Cold-weather barbecuing is becoming more popular according to those in the grilling business, as barbecues offer features that make them easy to operate year-round. Even those with a $100 grill from the local department store can enjoy an outdoor barbecue year-round by following a few food preparation and safety procedures.

During the colder months, it's a great time to grill larger pieces of meat and comfort foods that don't require a lot of attention or standing next to the grill, such as barbecued meatloaf, says Weber's Jamie Purviance. The meatloaf recipe is available on the Weber site.

Canadian chef and author Ted Reader, who owns more than 100 barbecues, says about half of Canadians grill 12 months a year. He says when it's cold outside, the barbecue should be preheated five to 10 minutes longer than in the summer. Barbecue manufacturer Traeger Canada suggests adding 20 minutes of cooking time per pound for every five degrees below 45 F. If you're using a charcoal grill, you may need to add charcoal more often to keep the temperature constant. Traeger, which sells barbecues that burn pellets, says it's important to have an airtight container in which to store the pellets – damp or dusty pellets will cause a large decrease in heat output, the company says.
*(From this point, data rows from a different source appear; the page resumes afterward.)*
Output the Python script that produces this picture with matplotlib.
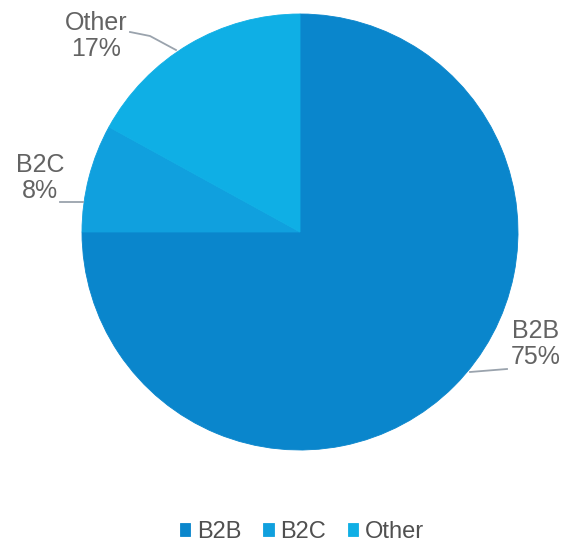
import matplotlib.pyplot as plt

labels = ['B2B', 'B2C', 'Other']
shares = [75, 8, 17]
colors = ['#0a86cc', '#10a0de', '#0fafe5']

W, H = 573, 545
fig = plt.figure(figsize=(W / 100, H / 100), dpi=100)
ax = fig.add_axes([0, 0, 1, 1])

cx, cy, r = 300, H - 232, 218
wedges, _ = ax.pie(shares, colors=colors, startangle=90, counterclock=False,
                   center=(cx, cy), radius=r, frame=True)
# hide the seams between wedges
for w in wedges:
    w.set_edgecolor(w.get_facecolor())
    w.set_linewidth(0.6)
ax.set_xlim(0, W)
ax.set_ylim(0, H)
ax.set_aspect('equal')
ax.axis('off')

txt = dict(color='#636363', fontsize=18, ha='center', va='center',
           linespacing=1.15, family='Liberation Sans')
line = dict(color='#9aa3ad', lw=1.3)

# callouts: label centre, leader line points (pixel coords, y from top)
callouts = [
    ((536, 344), [(507, 369), (470, 372)]),
    ((40, 178), [(60, 202), (83, 202)]),
    ((96, 36), [(130, 32), (150, 36), (176, 50)]),
]
for (lab, val), (pos, pts) in zip(zip(labels, shares), callouts):
    ax.text(pos[0], H - pos[1], f'{lab}\n{val}%', **txt)
    ax.plot([p[0] for p in pts], [H - p[1] for p in pts], **line)

leg = fig.legend(wedges, labels, loc='center', ncol=3, frameon=False,
                 bbox_to_anchor=(302 / W, 1 - 532 / H), handlelength=0.45,
                 handleheight=0.45, handletextpad=0.3, columnspacing=0.9,
                 prop={'family': 'Liberation Sans', 'size': 17})
for t in leg.get_texts():
    t.set_color('#505050')

fig.savefig('out.png', dpi=100)
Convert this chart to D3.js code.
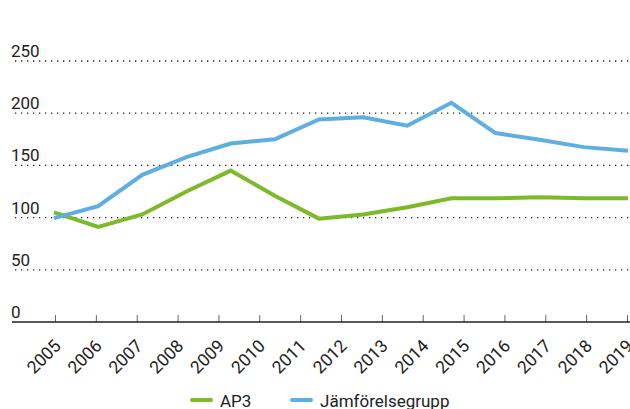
<!DOCTYPE html>
<html>
<head>
<meta charset="utf-8">
<script src="https://cdnjs.cloudflare.com/ajax/libs/d3/7.8.5/d3.min.js"></script>
<style>
body { margin: 0; background: #fff; }
svg { display: block; font-family: Roboto, "Noto Sans", sans-serif; }
</style>
</head>
<body>
<svg id="graph"></svg>
<script>
var years = ["2005","2006","2007","2008","2009","2010","2011","2012","2013","2014","2015","2016","2017","2018","2019"]
var yTicks = [0, 50, 100, 150, 200, 250]
var ap3 = [105, 91, 103, 125, 145, 121, 99, 103, 110, 118.5, 118.5, 119.5, 118.5, 118.5]
var jamfor = [99.5, 111, 141, 158, 171, 175, 194, 196, 188, 210, 181, 174.5, 167.5, 164]
var seriesNames = ["AP3", "Jämförelsegrupp"]
var seriesColors = ["#7cba2a", "#5eaee2"]

var screen = {width:630,height:409}
var svg = d3.select("#graph")
    .attr("width",screen.width)
    .attr("height",screen.height)

var left = 54, right = 628

var xAxisScale = d3.scalePoint()
    .domain(years)
    .range([55,627])

// the lines have one point fewer than the axis has labels
var xscale = d3.scaleLinear()
    .domain([0,ap3.length-1])
    .range([left,right])

var yscale = d3.scaleLinear()
    .domain([0,250])
    .range([322,61])

// dotted grid
svg.selectAll(".grid")
    .data(yTicks.filter(function(d){return d>0}))
    .enter()
    .append("line")
    .attr("x1",15)
    .attr("x2",630)
    .attr("y1",function(d){return yscale(d)})
    .attr("y2",function(d){return yscale(d)})
    .attr("stroke","#222")
    .attr("stroke-width",1.3)
    .attr("stroke-dasharray","1.3,4.7")

svg.selectAll(".ylab")
    .data(yTicks)
    .enter()
    .append("text")
    .attr("x",11)
    .attr("y",function(d){return yscale(d)-4})
    .attr("font-size",17)
    .attr("fill","#222")
    .text(function(d){return d})

// x axis with inward ticks
var xAxis = svg.append("g")
    .attr("transform","translate(0,322)")
    .call(d3.axisBottom(xAxisScale).tickSize(-7).tickSizeOuter(0).tickFormat(""))
xAxis.select(".domain").remove()
xAxis.selectAll(".tick line").attr("stroke","#666")
svg.append("line")
    .attr("x1",12).attr("x2",630)
    .attr("y1",322).attr("y2",322)
    .attr("stroke","#222").attr("stroke-width",1.3)

svg.selectAll(".xlab")
    .data(years)
    .enter()
    .append("text")
    .attr("text-anchor","end")
    .attr("font-size",17.5)
    .attr("fill","#222")
    .attr("transform",function(d){return "translate("+(xAxisScale(d)+7)+",347) rotate(-45)"})
    .text(function(d){return d})

var line = d3.line()
    .x(function(d,i){return xscale(i)})
    .y(function(d){return yscale(d)})

svg.selectAll(".series")
    .data([ap3, jamfor])
    .enter()
    .append("path")
    .attr("d",line)
    .attr("fill","none")
    .attr("stroke",function(d,i){return seriesColors[i]})
    .attr("stroke-width",4)
    .attr("stroke-linejoin","miter")

// legend
var legendX = [192, 292]
var legend = svg.selectAll(".legend")
    .data(seriesNames)
    .enter()
    .append("g")
    .attr("transform",function(d,i){return "translate("+legendX[i]+",400)"})
legend.append("line")
    .attr("x1",0).attr("x2",19)
    .attr("stroke",function(d,i){return seriesColors[i]})
    .attr("stroke-width",4)
    .attr("stroke-linecap","round")
legend.append("text")
    .attr("x",28)
    .attr("y",7)
    .attr("font-size",17)
    .attr("fill","#222")
    .text(function(d){return d})
</script>
</body>
</html>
For propane units, try to position your barbecue so the wind isn't blowing directly on the burner tubes. Keep the lid closed as much as possible because every time it opens, you lose heat. Traeger Canada says you should add 15 minutes of cooking time for every time you open the lid. Large pieces of meat, such as a roast, work best because they can be left for a long time on indirect heat and don't need as much attention, says Weber.

It's tempting to move the barbecue into a garage or sheltered area to keep out of the wind, but that's not a safe idea – you need lots of ventilation around the unit. Operating a propane barbecue inside an enclosed space could lead to carbon monoxide poisoning. The barbecue should also be at least 10 feet away from any building to avoid risk of fire.

Since nightfall comes early in the winter, make sure your barbecue is near a light source – cooking by flashlight is not ideal.

Duff Dixon, president of Ontario Gas BBQ, which bills itself as the world's largest BBQ store, says that the latest generation of barbecues include built-in features that make grilling anytime a breeze. This year we are seeing a shift toward grill centres, which are the all-inclusive propane or natural gas barbecues. People are moving toward these because they not only have large and diverse cooking surfaces but they can also be permanently incorporated in backyard landscaping designs.

Engineered to fit into an outdoor counter much like indoor stoves, the units immediately increase the value of your backyard and home because they are permanently installed, says Dixon. With counter space, a wet bar, barbecue, seating, umbrellas and canopies, your backyard can easily be transformed into another room in your house.

Health Canada's Food Safety Tips for Barbecuing recommend thawing frozen meat in a refrigerator or in a microwave before placing it on the barbecue, so it will cook evenly. When cooking, Health Canada recommends using a digital food thermometer to make sure the internal temperature of the meat has killed all bacteria such as E. coli, Salmonella and Listeria. Colour alone is not a reliable indicator that meat is safe to eat. Meat can turn brown before all the bacteria are killed, says Health Canada.

Put the thermometer into the thickest part of the meat. For hamburgers, place it through the side of the patty all the way to the middle, and check each patty.

Health Canada has a chart of safe internal cooking temperatures on its website.

If you haven't used your barbecue for awhile, Napoleon Fireplaces and Grills suggests taking the burners off and cleaning them thoroughly. Use a venturi brush to clean out the burners. If there are food particles blocking burner ports, use a 1/16th-inch drill bit to clean out the ports.

Hot soapy water is best for most of the grills and searing plates, and for the base, sides and outside of the grill. Stainless steel units should be cleaned with a stainless steel cleaner. Use a spatula to scrape up grease from the base down to the drip pan, and give the drip pan a good cleaning.

Look for any crimps, scratching or punctures on all the hoses and feed tubes. If you find a problem, the line must be replaced. Conduct a leak test to make sure everything is working property – there's a video about how to do this on Napoleon's website.

Finally, ensure the ignition parts are working property. The tips of the electrodes should be clean and have no rust or grease build-up – if they do, use sandpaper to clean them off. If the unit has a battery ignition, you may need to change the batteries.